Florida’s Lake Okeechobee experienced an algae bloom that covered more than 90 percent of the water’s surface during early July. The sludgy growth is certainly not appealing to look at, and residents have reported that it smells like mold. However, the looks and smell of the plant are not the biggest issue at hand.
It’s impact on human health potentially deadly.
The algae is teeming with cyanobacteria, which can cause irritation of the skin, eyes, nose, and throat of those who come in contact with it. Vomiting and abdominal pain can follow…even death for those with weak immune systems, such as senior citizens and children. Ingesting the algae is even worse…and unfortunately many people may incidentally consume it when they eat fish and other marine life that came from infected water. Governor Rick Scott ordered seven counties into a state of emergency.
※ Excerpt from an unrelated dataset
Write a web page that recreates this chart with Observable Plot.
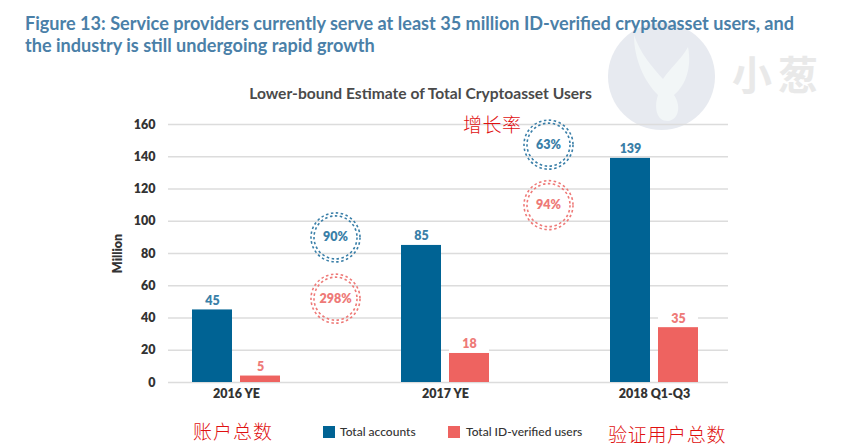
<!DOCTYPE html>
<html>
<head>
<meta charset="utf-8">
<script src="https://cdn.jsdelivr.net/npm/d3@7"></script>
<script src="https://cdn.jsdelivr.net/npm/@observablehq/plot@0.6"></script>
<style>
  html, body { margin: 0; padding: 0; background: #fff; }
  #page { position: relative; width: 841px; height: 448px; overflow: hidden; font-family: Lato, sans-serif; }
  #header { position: relative; height: 110px; z-index: 2; }
  #figure { position: absolute; left: 25px; top: 12px; margin: 0; font-size: 18.1px; line-height: 22px; font-weight: 700; color: #4a80a8; white-space: nowrap; }
  #title { position: absolute; left: 0; width: 841px; padding-left: 0; text-align: center; top: 84px; margin: 0; font-size: 15.6px; line-height: 18px; font-weight: 700; color: #4a4a4a; }
  #chart { position: relative; z-index: 1; }
  #chart svg { display: block; background: transparent; }
  .wm { position: absolute; z-index: 0; }
  #wm-circle { left: 608px; top: 23px; width: 107px; height: 107px; border-radius: 50%; background: #e7eaf0; }
  #wm-leaf { left: 608px; top: 23px; width: 107px; height: 107px; background: #f2f6f7;
    clip-path: path("M26 12 C32 30 44 44 55 56 C63 44 72 38 80 24 C84 44 78 62 66 72 C74 84 70 97 60 98 C48 98 46 84 50 72 C36 58 26 36 26 12 Z"); }
  #wm-text { left: 732px; top: 50px; font-family: "Noto Sans CJK SC"; font-weight: 700; font-size: 40px; line-height: 46px; letter-spacing: 6px; color: #e9e9e9; white-space: nowrap; }
  .note { position: absolute; z-index: 3; font-family: "Noto Sans CJK SC"; font-weight: 300; font-size: 19px; line-height: 20px; color: #e01010; white-space: nowrap; }
  .legend { position: absolute; z-index: 3; top: 424px; font-size: 12px; line-height: 16px; font-weight: 500; color: #333; white-space: nowrap; }
  .swatch { position: absolute; z-index: 3; top: 426px; width: 12px; height: 12px; }
</style>
</head>
<body>
<div id="page">
  <div class="wm" id="wm-circle"></div>
  <div class="wm" id="wm-leaf"></div>
  <div class="wm" id="wm-text">小葱</div>
  <div id="header">
    <p id="figure">Figure 13: Service providers currently serve at least 35 million ID-verified cryptoasset users, and<br>the industry is still undergoing rapid growth</p>
    <p id="title">Lower-bound Estimate of Total Cryptoasset Users</p>
  </div>
  <div id="chart"></div>
  <div class="note" style="left:463px;top:114px;letter-spacing:0.5px">增长率</div>
  <div class="note" style="left:193px;top:421px;letter-spacing:1px">账户总数</div>
  <div class="note" style="left:608px;top:424px;letter-spacing:0.7px">验证用户总数</div>
  <div class="swatch" style="left:323px;background:#006394"></div>
  <div class="legend" style="left:340px">Total accounts</div>
  <div class="swatch" style="left:448px;background:#ee6360"></div>
  <div class="legend" style="left:466px">Total ID-verified users</div>
</div>
<script>
const periods = ["2016 YE", "2017 YE", "2018 Q1-Q3"];
const accounts = [45, 85, 139];
const verifiedBars = [4, 18, 34];
const verifiedLabels = [5, 18, 35];
const yTicks = [0, 20, 40, 60, 80, 100, 120, 140, 160];

const growthPeriods = ["2017 YE", "2018 Q1-Q3"];
const growthAccounts = ["90%", "63%"];
const growthVerified = ["298%", "94%"];
const growthAccountsY = [90, 147.5];
const growthVerifiedY = [52, 110];

const blue = "#006394", red = "#ee6360", blueText = "#3a7fa8", redText = "#ee7a78";

const rows = periods.map((p, i) => ({
  period: p, accounts: accounts[i], verified: verifiedBars[i], verifiedLabel: verifiedLabels[i]
}));

function rings(period, dx) {
  const i = growthPeriods.indexOf(period);
  const pair = [
    {period, y: growthAccountsY[i], label: growthAccounts[i], color: blueText},
    {period, y: growthVerifiedY[i], label: growthVerified[i], color: redText}
  ];
  const ring = r => Plot.dot(pair, {x: "period", y: "y", r, dx, stroke: "color", fill: "none",
    strokeWidth: 1.6, strokeDasharray: "2.5,2.5"});
  return [
    ring(24.5), ring(21.5),
    Plot.text(pair, {x: "period", y: "y", dx, text: "label", fill: "color", fontWeight: 800, fontSize: 12.5})
  ];
}

const barDx = 24;
const plot = Plot.plot({
  width: 841,
  height: 300,
  marginLeft: 168,
  marginRight: 113,
  marginTop: 14,
  marginBottom: 28,
  style: {fontFamily: "Lato, sans-serif", fontSize: "12px", background: "transparent", color: "#333"},
  x: {domain: periods, paddingInner: 0.809, paddingOuter: 0.241, align: 0.47, label: null},
  y: {domain: [0, 160], label: null},
  marks: [
    Plot.ruleY(yTicks, {stroke: "#dcdcdc", strokeWidth: 1.6}),
    Plot.axisY({ticks: yTicks, tickSize: 0, tickPadding: 13, fontWeight: 800, fontSize: 12.5, fill: "#333",
      label: "Million", labelAnchor: "center", labelArrow: "none", labelOffset: 55}),
    Plot.axisX({tickSize: 0, tickPadding: 7, fontWeight: 800, fontSize: 12.5, fill: "#333", label: null}),
    Plot.barY(rows, {x: "period", y1: "verified", y2: d => d.verified + 10, dx: barDx, fill: "#fff"}),
    Plot.barY(rows, {x: "period", y: "accounts", dx: -barDx, fill: blue}),
    Plot.barY(rows, {x: "period", y: "verified", dx: barDx, fill: red}),
    Plot.text(rows, {x: "period", y: "accounts", text: "accounts", dx: -barDx, dy: -9, fill: blueText, fontWeight: 800, fontSize: 12.5}),
    Plot.text(rows, {x: "period", y: "verified", text: "verifiedLabel", dx: barDx, dy: -9, fill: redText, fontWeight: 800, fontSize: 12.5}),
    ...rings("2017 YE", -110),
    ...rings("2018 Q1-Q3", -106)
  ]
});
document.getElementById("chart").appendChild(plot);
</script>
</body>
</html>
What caused this sudden influx of toxic growth? Unfortunately, the byproducts of agriculture is one of the major culprits.
When fertilizer runoff reaches the tributaries of the lake, it adds excess levels of phosphorus and nitrogen to the water. Summer temperatures heat up the water, and the stage is set. Algae takes off. The Army Corp of Engineers releases water from the lake via a system of dikes. Now the estuary—which normally has salty water would stifle the algae before it could bloom—gets a burst of fresh water…which helps spread the cyanobacteria.
Can anything be done to limit the amount of fertilizer runoff, before this process takes place? Yes…and it benefits farmers almost as much as it benefits the environment.
If fertilizer is escaping into local waterways, that means that it’s going somewhere aside from crops. Only the most elaborate drainage systems will recycle excess water and fertilizer directly back to your crops…but a grass waterway is a more affordable way to keep fertilizer in your soil.
In these instances, the graduated banks of a drainage waterway allow grass to grow. This grass survives on water that drains off of your fields and into the waterway, and the roots will eagerly gobble up any extra fertilizer that remains in that flow. Not only does the fertilizer allow the grass to grow strong, but it improves the quality of the soil surrounding the waterway. Serving a similar purpose to traditional cover crops, the grass converts excess nitrogen and builds up organic matter.
A side benefit is that the roots of this grass help to prevent erosion, ensuring that you won’t lose any acreage as a result of the waterway.
Drainage water will still get into your waterway, and will then flow into surrounding watersheds. The difference is that now they won’t contain the nutrients that promote unhealthy algae growth in bodies such as Lake Okeechobee.
Mother nature will thank you, and so will local residents who no longer need to worry about the hazards of living near it.